DATA PROVIDED:
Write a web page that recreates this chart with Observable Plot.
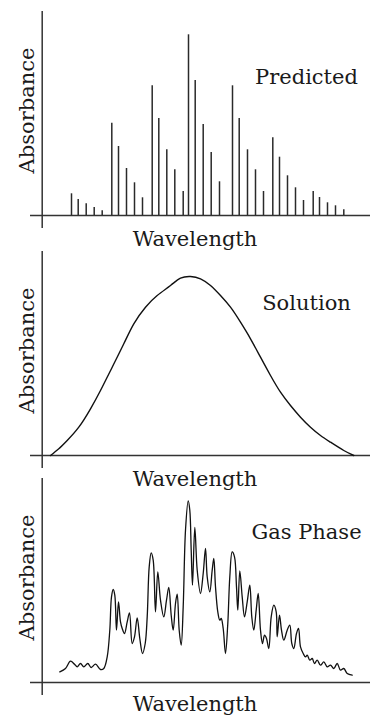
<!DOCTYPE html>
<html><head><meta charset="utf-8">
<script src="https://cdn.jsdelivr.net/npm/d3@7"></script>
<script src="https://cdn.jsdelivr.net/npm/@observablehq/plot@0.6"></script>
<style>
html,body{margin:0;padding:0;background:#fff;}
#chart{position:relative;width:370px;height:715px;overflow:hidden;background:#fff;}
#chart svg{position:absolute;left:0;}
</style></head><body><div id="chart"></div>
<script>
// Predicted stick spectrum (arbitrary wavelength units, arbitrary absorbance units)
const predictedWavelength = [71, 77.7, 85.7, 93.7, 101.7, 111.3, 118, 126, 134, 142, 151.7, 158.3, 166.3, 174.3, 182.7, 188, 194.7, 202.7, 210.7, 219, 232, 238.7, 247, 255, 263, 272.3, 279, 287, 295, 303, 312.7, 319, 327, 335, 343.3];
const predictedAbsorbance = [21.7, 16, 11.7, 8, 4.7, 92.3, 69, 47, 32.7, 17.7, 129.7, 97, 65.7, 45.7, 24, 180.7, 135, 91, 63, 33.7, 129.7, 97, 65.7, 45.7, 24, 77.7, 58.3, 39.7, 27.7, 15, 24, 18, 12.7, 9.7, 5.7];

// Solution band
const solutionWavelength = [50, 58.3, 66.7, 78.3, 90, 100, 111.7, 123.3, 133.3, 145, 156.7, 170, 180, 190, 200, 210, 220, 230, 240, 250, 260, 270, 280, 290, 300, 310, 320, 330, 343.3, 353.3];
const solutionAbsorbance = [0, 6.7, 15, 28.3, 46.7, 65, 88.3, 111.7, 131.7, 148.3, 160, 170, 177.3, 179, 176.7, 170, 160, 148.3, 133.3, 116.7, 98.3, 80, 63.3, 50, 38.3, 28.3, 20, 13.3, 5, 0];

// Gas phase spectrum
const gasWavelength = [59.3, 65, 70, 74, 76.7, 80, 83.3, 87.3, 90.7, 95, 100, 103.3, 106.7, 109.3, 111, 112.7, 114.3, 116, 118, 120, 121.7, 124, 126.7, 129, 131.7, 134, 136.7, 139.3, 142, 144.7, 146.7, 148.7, 150.7, 152.7, 155, 157.3, 160, 163.3, 166, 168.3, 170.7, 172.7, 175, 176.7, 178.7, 180.7, 182.7, 185, 187.7, 189.3, 190.7, 192, 194.3, 196.7, 200, 202.7, 205, 206.7, 209.3, 211.7, 213.3, 215, 217.3, 219.3, 220.7, 222.7, 225, 227.3, 229.3, 231.7, 234, 236, 237.3, 239.3, 241.7, 244, 246.7, 249.3, 251.3, 253.3, 255.7, 257.7, 260, 262, 264, 266, 268.3, 270.7, 273.3, 275.7, 276.7, 279, 281, 283.3, 286.7, 289.3, 291.3, 293.3, 296, 298, 300, 302.7, 305, 306.7, 309.3, 311.7, 314, 316.7, 320, 323.3, 326.7, 330, 333.3, 336.7, 340, 343.3, 346.7, 351.7];
const gasAbsorbance = [10.6, 14, 21.3, 18.3, 15.6, 19, 15.6, 19, 15, 18.3, 13, 14, 25.6, 52.3, 85.6, 93, 87.3, 52.3, 80.6, 60.6, 54, 49, 60.6, 69.6, 39, 45.6, 64.6, 44, 29, 39, 65.6, 115.6, 129.6, 122.3, 70.6, 110.6, 82.3, 65.6, 82.3, 95, 67.3, 52.3, 79, 88.3, 52.3, 37.3, 75.6, 152.3, 181.6, 172.3, 132.3, 97.3, 155, 112.3, 89, 109, 134, 105.6, 90.6, 112.3, 124, 95.6, 70.6, 62.3, 64, 54, 29, 59, 105.6, 130.6, 125.6, 95.6, 72.3, 111.6, 85.6, 65.6, 80.6, 97.3, 65.6, 52.3, 72.3, 89, 52.3, 39, 47.3, 44, 34, 65.6, 77.3, 70.6, 45.6, 67.3, 52.3, 42.3, 52.3, 57.3, 39, 34, 49, 54, 35.6, 29, 25.6, 27.3, 22.3, 24, 19, 22.3, 17.3, 20.6, 15.6, 17.3, 14, 19, 12.3, 14, 9, 7.3];

const panelTitles = ["Predicted", "Solution", "Gas Phase"];
const xLabel = "Wavelength";
const yLabel = "Absorbance";

const toRows = (xs, ys) => xs.map((x, i) => ({wavelength: x, absorbance: ys[i]}));
const predicted = toRows(predictedWavelength, predictedAbsorbance);
const solution = toRows(solutionWavelength, solutionAbsorbance);
const gas = toRows(gasWavelength, gasAbsorbance);

const FONT = "DejaVu Serif";
const INK = "#1a1a1a";
const AXIS = "#333";
const xDomain = [0, 370];
const yDomain = [-13, 204];
const yAxisAt = 41.7;
const xAxisExtent = [30, 370];

function panel({marks, title, titleY, xLabelY, top, height}) {
  const svg = Plot.plot({
    width: 370,
    height,
    marginTop: 11,
    marginBottom: height - 228,
    marginLeft: 0,
    marginRight: 0,
    x: {domain: xDomain, axis: null},
    y: {domain: yDomain, axis: null},
    style: {background: "transparent", overflow: "visible"},
    marks: [
      Plot.ruleY([0], {x1: xAxisExtent[0], x2: xAxisExtent[1], stroke: AXIS, strokeWidth: 1.5}),
      Plot.ruleX([yAxisAt], {y1: yDomain[0], y2: yDomain[1], stroke: AXIS, strokeWidth: 1.5}),
      ...marks,
      Plot.text([title], {x: 306, y: titleY, text: d => d, fontFamily: FONT, fontSize: 21, fill: INK, textAnchor: "middle", lineAnchor: "bottom"}),
      Plot.text([xLabel], {x: 194.5, y: xLabelY, text: d => d, fontFamily: FONT, fontSize: 21, fill: INK, textAnchor: "middle", lineAnchor: "bottom"}),
      Plot.text([yLabel], {x: 33, y: 105, text: d => d, rotate: -90, fontFamily: FONT, fontSize: 21, fill: INK, textAnchor: "middle", lineAnchor: "bottom"})
    ]
  });
  svg.style.top = top + "px";
  document.getElementById("chart").appendChild(svg);
}

panel({
  top: 0, height: 250, title: panelTitles[0], titleY: 131.7, xLabelY: -30.5,
  marks: [Plot.ruleX(predicted, {x: "wavelength", y1: 0, y2: "absorbance", stroke: "#2a2a2a", strokeWidth: 1.5})]
});
panel({
  top: 240, height: 250, title: panelTitles[1], titleY: 145.5, xLabelY: -30.5,
  marks: [Plot.line(solution, {x: "wavelength", y: "absorbance", curve: "natural", stroke: "#111", strokeWidth: 1.4})]
});
panel({
  top: 467, height: 248, title: panelTitles[2], titleY: 144, xLabelY: -28,
  marks: [Plot.line(gas, {x: "wavelength", y: "absorbance", curve: "catmull-rom", stroke: "#111", strokeWidth: 1.3, strokeLinejoin: "round"})]
});
</script></body></html>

EXERCISE TASK:
Emit the lines of the material exactly, from its first line to the line containing "13.3, 5, 0];", inclusive; leave every picture out.

PROBLEM SOLUTION:
Write a web page that recreates this chart with Observable Plot.
<!DOCTYPE html>
<html><head><meta charset="utf-8">
<script src="https://cdn.jsdelivr.net/npm/d3@7"></script>
<script src="https://cdn.jsdelivr.net/npm/@observablehq/plot@0.6"></script>
<style>
html,body{margin:0;padding:0;background:#fff;}
#chart{position:relative;width:370px;height:715px;overflow:hidden;background:#fff;}
#chart svg{position:absolute;left:0;}
</style></head><body><div id="chart"></div>
<script>
// Predicted stick spectrum (arbitrary wavelength units, arbitrary absorbance units)
const predictedWavelength = [71, 77.7, 85.7, 93.7, 101.7, 111.3, 118, 126, 134, 142, 151.7, 158.3, 166.3, 174.3, 182.7, 188, 194.7, 202.7, 210.7, 219, 232, 238.7, 247, 255, 263, 272.3, 279, 287, 295, 303, 312.7, 319, 327, 335, 343.3];
const predictedAbsorbance = [21.7, 16, 11.7, 8, 4.7, 92.3, 69, 47, 32.7, 17.7, 129.7, 97, 65.7, 45.7, 24, 180.7, 135, 91, 63, 33.7, 129.7, 97, 65.7, 45.7, 24, 77.7, 58.3, 39.7, 27.7, 15, 24, 18, 12.7, 9.7, 5.7];

// Solution band
const solutionWavelength = [50, 58.3, 66.7, 78.3, 90, 100, 111.7, 123.3, 133.3, 145, 156.7, 170, 180, 190, 200, 210, 220, 230, 240, 250, 260, 270, 280, 290, 300, 310, 320, 330, 343.3, 353.3];
const solutionAbsorbance = [0, 6.7, 15, 28.3, 46.7, 65, 88.3, 111.7, 131.7, 148.3, 160, 170, 177.3, 179, 176.7, 170, 160, 148.3, 133.3, 116.7, 98.3, 80, 63.3, 50, 38.3, 28.3, 20, 13.3, 5, 0];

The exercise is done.